New research commissioned by the TUC shows support for government welfare cuts is based on ignorance and misinformation.
A recent poll shows many people’s assumptions about welfare spending are wildly inaccurate, that those who are most likely to be wrong about the realities of welfare are most likely to support government cuts, but that – when provided with accurate information – people shift from supporting government plans to opposing them.
For example, on average people think 27% of the welfare budget is wasted on fraud. In fact, by the government’s own figures, fraud accounts for only 0.7%.
The Chancellors decision to cap benefit increases at 1% is supported by 48% of those polled, with only 32% against. However, the polling shows that most people believe this cap will mostly hit the unemployed. When told that, in reality, it would affect low paid workers, support for it drops to 30%, with 40% against.
The research demonstrates that people who know least about the facts are the most hostile towards those on benefits. More than half of those who’s knowledge of benefits is “least accurate” think benefits are too generous, while fewer than one in three of those giving the “most accurate” answers agree.
Frances O’Grady, the TUC General Secretary, said: “It is not surprising that voters want to get tough on welfare.
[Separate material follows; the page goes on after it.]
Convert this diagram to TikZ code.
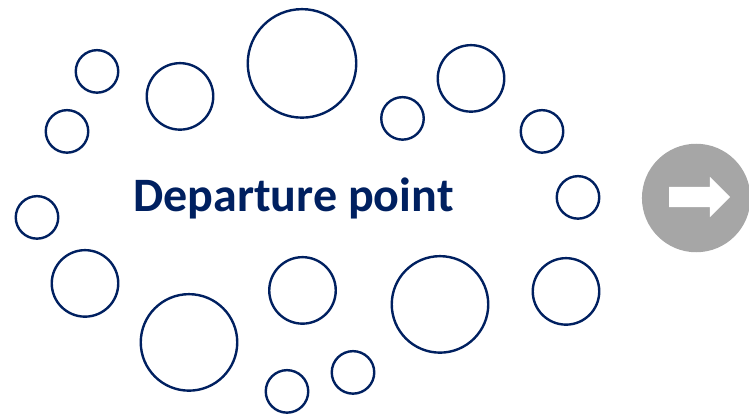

They think the system is much more generous than it is in reality, is riddled with fraud and is heavily skewed towards helping the unemployed, who they think are far more likely to stay on the dole than is actually the case. Indeed if what the average voter thinks was true, I’d want tough action too.
“But you should not conduct policy, particularly when it hits some of the most vulnerable people in society, on the basis of prejudice and ignorance. And it is plainly immoral to spread such prejudice purely for party gain, as ministers and their advisers are doing, by deliberately misleading people about the value of benefits and who gets them.”